La música de la palabra

La guitarra de un genio: paradojas en el aire

La guitarra de Paco de Lucía dibujaba paradojas en el aire: podía expresar simultáneamente dolor y placer, tensión y relajación, delirio y cordura. Con su espejo invisible conseguía reflejar la esencia andaluza, que tiembla entre dos aguas: la Mezquita de Córdoba cristiana y musulmana; la arquitectura Bética con su arco del triunfo y su puente romano. Y sobre todo, el agua de Granada. Recordemos su granaína, “Generalife bajo la luna,” donde no solamente evoca la atmósfera nocturna del Generalife, sino que también nos deja escuchar el agua de Granada en todas sus manifestaciones.

La guitarra de Paco de Lucía iba de un sueño en otro sueño. Su hueco era un pozo de viento. Su picado entre dolor y placer, entre erotismo y muerte, nos rasgaba la piel y el alma. Cada nota suya era una herida, una banderilla torera que estimula y mata; una emoción, más intensa cuanto más pasajera, más eterna cuanto más efímera.

Cuando desenredaba un acorde, dibujaba en el aire una catedral. Sus seis cuerdas develaban la arquitectura árabe laberíntica, así como la romana enjuta. Su intensidad quebraba la mezquita de Córdoba en resonancias, “Córdoba quebrada en chorros – nos dice el poeta-. Celeste Córdoba enjuta,” como si hubiera escrito estos versos inspirado en la guitarra de Paco que podía expresar la desmesura del agua y al mismo tiempo la precisión de una columna.

Tres ciudades andaluzas resonaban en la guitarra de Paco de Lucía: Sevilla con su Arcángel juncal y con su Anunciación manchada de luna; Granada con su “aurora salobre” y sus “mulos cargados de girasoles”; Córdoba con su Arcángel aljamiado y sus vendedores de tabaco. Y cuando San Gabriel caminaba con sus dos ritmos que cantan, la guitarra de Paco lo acompañaba por bulerías.

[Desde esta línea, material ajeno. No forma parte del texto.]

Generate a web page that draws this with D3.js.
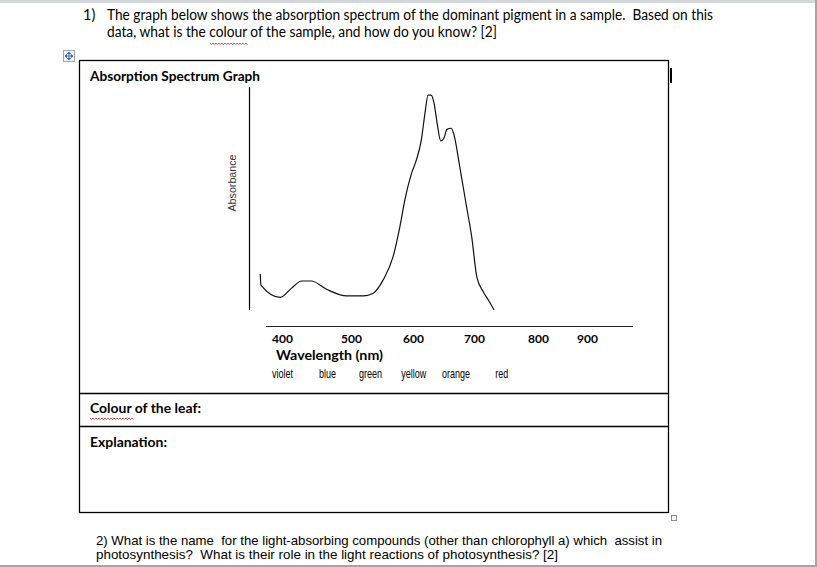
<!DOCTYPE html>
<html>
<head>
<meta charset="utf-8">
<script src="https://cdn.jsdelivr.net/npm/d3@7"></script>
<style>
  body { margin: 0; background: #fff; }
  svg { display: block; }
  text { white-space: pre; }
  .cal { font-family: Lato, "Open Sans", sans-serif; fill: #000; }
  .ari { font-family: "Liberation Sans", Arial, sans-serif; fill: #000; }
</style>
</head>
<body>
<svg id="page" width="817" height="567"></svg>
<script>
// Curve (wavelength in nm, absorbance in arbitrary units)
const wavelength = [383, 384, 412, 428, 443, 457, 479, 509, 536, 552, 568, 584, 595, 603, 614, 622, 630, 636, 641, 646, 651, 656, 662, 667, 672, 679, 683, 693, 704, 712, 720, 730, 738, 747]
const absorbance = [0.161, 0.112, 0.057, 0.097, 0.130, 0.130, 0.093, 0.063, 0.063, 0.075, 0.135, 0.239, 0.374, 0.493, 0.613, 0.673, 0.762, 0.882, 0.964, 0.964, 0.927, 0.837, 0.758, 0.770, 0.810, 0.815, 0.792, 0.643, 0.463, 0.329, 0.149, 0.082, 0.045, 0.0]

const tickValues = [400, 500, 600, 700, 800, 900]
const colourNames = ["violet", "blue", "green", "yellow", "orange", "red"]
const colourNm = [400, 468, 529, 597, 664, 749]

const question1 = [
  "The graph below shows the absorption spectrum of the dominant pigment in a sample.  Based on this",
  "data, what is the colour of the sample, and how do you know? [2]"
]
const question2 = [
  "2) What is the name  for the light-absorbing compounds (other than chlorophyll a) which  assist in",
  "photosynthesis?  What is their role in the light reactions of photosynthesis? [2]"
]

const svg = d3.select("#page")

// The typed tick labels are not evenly spaced, so the scale is polylinear
const x = d3.scaleLinear()
  .domain(tickValues)
  .range([272, 341, 403, 464, 528, 577])
const y = d3.scaleLinear().domain([0, 1]).range([310, 87])

// window chrome
svg.append("rect").attr("x", 0).attr("y", 0).attr("width", 817).attr("height", 3).attr("fill", "#d3d6da")
svg.append("rect").attr("x", 815).attr("y", 0).attr("width", 2).attr("height", 567).attr("fill", "#a2a6aa")
svg.append("rect").attr("x", 0).attr("y", 565).attr("width", 817).attr("height", 2).attr("fill", "#a2a6aa")

const squiggle = (x0, x1, yy) => {
  let d = `M${x0},${yy}`
  for (let xx = x0, i = 0; xx < x1; xx += 1.5, i++) {
    d += `L${xx + 1.5},${yy + (i % 2 ? 0 : 1.5)}`
  }
  svg.append("path").attr("d", d).attr("fill", "none").attr("stroke", "#e02020").attr("stroke-width", 0.8)
}

// question 1
svg.append("text").attr("class", "cal").attr("x", 83).attr("y", 20).style("font-size", "14.5px").text("1)")
svg.selectAll(".q1")
  .data(question1)
  .join("text")
  .attr("class", "cal q1")
  .attr("x", 107)
  .attr("y", (d, i) => 20 + i * 17.3)
  .attr("textLength", (d, i) => i ? 390 : 606)
  .attr("lengthAdjust", "spacingAndGlyphs")
  .style("font-size", "14.5px")
  .text(d => d)
squiggle(210, 247, 43)

// table move handle
const handle = svg.append("g").attr("transform", "translate(63.5,50.5)")
handle.append("rect").attr("width", 11).attr("height", 11).attr("fill", "#f3f5f9").attr("stroke", "#98a6b8")
handle.append("path")
  .attr("d", "M5.5,2V9M2,5.5H9M5.5,1.5L4,3.2H7ZM5.5,9.5L4,7.8H7ZM1.5,5.5L3.2,4V7ZM9.5,5.5L7.8,4V7Z")
  .attr("fill", "#2a5db0").attr("stroke", "#2a5db0").attr("stroke-width", 0.8)

// table
svg.append("rect").attr("x", 79.5).attr("y", 60.5).attr("width", 589).attr("height", 452)
  .attr("fill", "none").attr("stroke", "#000").attr("stroke-width", 1.3)
;[393.5, 426.5].forEach(yy => {
  svg.append("line").attr("x1", 79.5).attr("x2", 668.5).attr("y1", yy).attr("y2", yy)
    .attr("stroke", "#000").attr("stroke-width", 1.3)
})
svg.append("rect").attr("x", 670).attr("y", 68).attr("width", 2).attr("height", 15).attr("fill", "#000")
svg.append("rect").attr("x", 671.5).attr("y", 515.5).attr("width", 5).attr("height", 5)
  .attr("fill", "#fff").attr("stroke", "#8a8a8a")

svg.append("text").attr("class", "cal").attr("x", 90).attr("y", 81)
  .attr("textLength", 170).attr("lengthAdjust", "spacingAndGlyphs")
  .style("font-size", "13.5px").style("font-weight", "bold")
  .text("Absorption Spectrum Graph")

// graph
svg.append("line").attr("x1", 249.5).attr("x2", 249.5).attr("y1", y(1)).attr("y2", y(0))
  .attr("stroke", "#000").attr("stroke-width", 1.2)
svg.append("text").attr("class", "ari")
  .attr("transform", "translate(236,183) rotate(-90)")
  .attr("text-anchor", "middle")
  .attr("textLength", 57).attr("lengthAdjust", "spacingAndGlyphs")
  .style("font-size", "11px").style("fill", "#333")
  .text("Absorbance")

const line = d3.line()
  .x((d, i) => x(wavelength[i]))
  .y(d => y(d))
  .curve(d3.curveMonotoneX)
svg.append("path")
  .datum(absorbance)
  .attr("d", line)
  .attr("fill", "none")
  .attr("stroke", "#111")
  .attr("stroke-width", 1.2)

svg.append("line").attr("x1", 266).attr("x2", 633).attr("y1", 326.5).attr("y2", 326.5)
  .attr("stroke", "#222").attr("stroke-width", 1)

svg.selectAll(".tick")
  .data(tickValues)
  .join("text")
  .attr("class", "cal tick")
  .attr("x", d => x(d))
  .attr("y", 343)
  .style("font-size", "12px")
  .style("font-weight", "bold")
  .text(d => d)

svg.append("text").attr("class", "cal").attr("x", 276).attr("y", 360)
  .attr("textLength", 107).attr("lengthAdjust", "spacingAndGlyphs")
  .style("font-size", "13.5px").style("font-weight", "bold")
  .text("Wavelength (nm)")

svg.selectAll(".colour")
  .data(colourNames)
  .join("text")
  .attr("class", "ari colour")
  .attr("transform", (d, i) => `translate(${x(colourNm[i])},378) scale(0.75,1)`)
  .style("font-size", "12px")
  .text(d => d)

// answer rows
svg.append("text").attr("class", "cal").attr("x", 90).attr("y", 413)
  .attr("textLength", 111).attr("lengthAdjust", "spacingAndGlyphs")
  .style("font-size", "13.5px").style("font-weight", "bold")
  .text("Colour of the leaf:")
squiggle(90, 133, 418)
svg.append("text").attr("class", "cal").attr("x", 90).attr("y", 447)
  .attr("textLength", 77).attr("lengthAdjust", "spacingAndGlyphs")
  .style("font-size", "13.5px").style("font-weight", "bold")
  .text("Explanation:")

// question 2
svg.selectAll(".q2")
  .data(question2)
  .join("text")
  .attr("class", "ari q2")
  .attr("x", 96)
  .attr("y", (d, i) => 545 + i * 14)
  .attr("textLength", (d, i) => i ? 462 : 566)
  .attr("lengthAdjust", "spacingAndGlyphs")
  .style("font-size", "13px")
  .text(d => d)
</script>
</body>
</html>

También por bulerías la guitarra de Paco dibujaba el toreo: el movimiento incesante del toro; el vuelo de la capa que deja pasar a la muerte. José Bergamín escuchaba flamenco al ver torear, en silencio. Esa música callada también se sentía en los matices de la guitara, y en el manto oscuro que nos dejaba su sombra. Sonidos negros -diría Lorca-, sonidos que vienen de la locura y de la muerte.

Las seis cuerdas de la guitarra también dibujan una paradoja invisible: los tres bordones producen los sonidos más desgarrados, mientras que las tres primas, los sonidos de mayor dulzura.  Es por ello que la prima canta cuando el bordón llora en una copla de Manuel Machado. Habría que añadir que la prima puede cantar al mismo tiempo que el bordón está llorando, y esa sería la paradoja expresiva de un rasgueo: canto y llanto, placer y dolor, erotismo y muerte coincidiendo en el mismo pulso del compás. Ningún rasgueo ha llegado a herirnos más hondo que los rasgueos de Paco de Lucía, desplegando en un solo pulso la muerte y toda la sal del puerto de Algeciras.    

Entre dos aguas, entre La Habana y los puertos andaluces, se forjó la rumba, y la guitara de Paco, más que ninguna, consiguió expresar ese viaje de ida y vuelta, de salitre y luna, de velas hinchadas al viento, de tabaco y brea, entre las dos orillas de un mismo mar.

Un manantial, un pozo, un laberinto, la música que, como el agua, no se puede asir, que se escurre entre las manos; toda esa música quedó expresada en la guitarra de un genio, Paco de Lucía.